Walking the Tightrope

Play Information
Rating: Excellent
Reading/Interest Level: Primary, Intermediate
Author: Mike Kenny
Publisher: Plays for Young Audiences
Year: 2000
Pages: 28
Acts: 1
Estimated Runtime: 1 hour
Number of Characters: 2
Cast Requirements: 1 male 1 female
Time Period: present day
Production Requirements: Full or stylized set with 4 locations; simple, modern day costumes; simple props

Every year at the end of the summer, Esme goes to visit her Granddad Stan and Nanna Queenie. Most things stay the same each year, but this year Nanna is gone. Grandad tells her that Nanna has left to join the circus to follow her lifelong dream of becoming a tightrope walker. Esme struggles to accept this change and wonders why they can’t call or see her while Grandad struggles to find the courage to tell Esme the truth. They go through the motions of a normal summer holiday, but missing Nanna casts a shadow over everything. When Esme sees a notice that the circus is in town she convinces Grandad to take her and they see a far off tightrope walker who performs and then disappears. That night, Esme is finally able to if Nanna has died, and Stan finds the strength to tell her that she has. The play ends on a hopeful note with Esme able to deal with her grief and look forward to more summers with Grandad where some things will stay the same and some things will change.

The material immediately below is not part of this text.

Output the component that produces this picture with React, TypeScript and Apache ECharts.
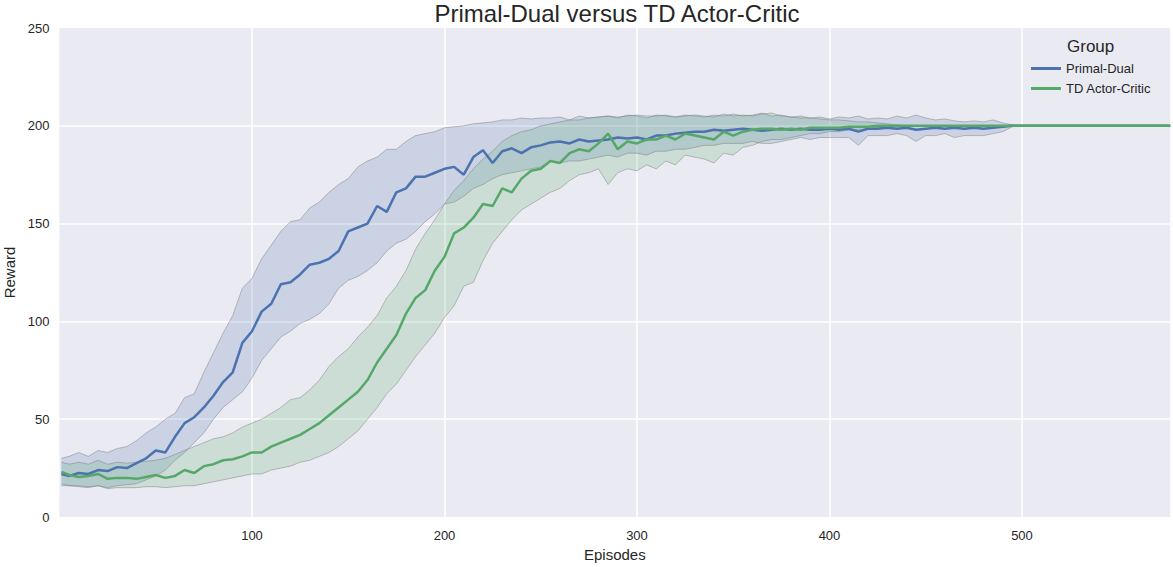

The script bravely broaches a difficult subject and guides children through the levels of denial, sadness, and acceptance that accompany heartbreaking life events. Especially noteworthy is the portrayal of an adult that also does not know exactly how to deal with his sadness and perhaps makes mistakes along the way. The small cast and short running time make this script ideal for an educational tour, especially with the opportunity for post-show discussions about healthy approaches to dealing with grief and difficult situations. The script also has many poetic and lyrical lines woven through the script such as, “Some things stay the same, and some things change,” and, “Tide comes in, tide goes out; at the end of the day, it all washes away and back comes something else.” These lines set up the backdrop of change that is our world.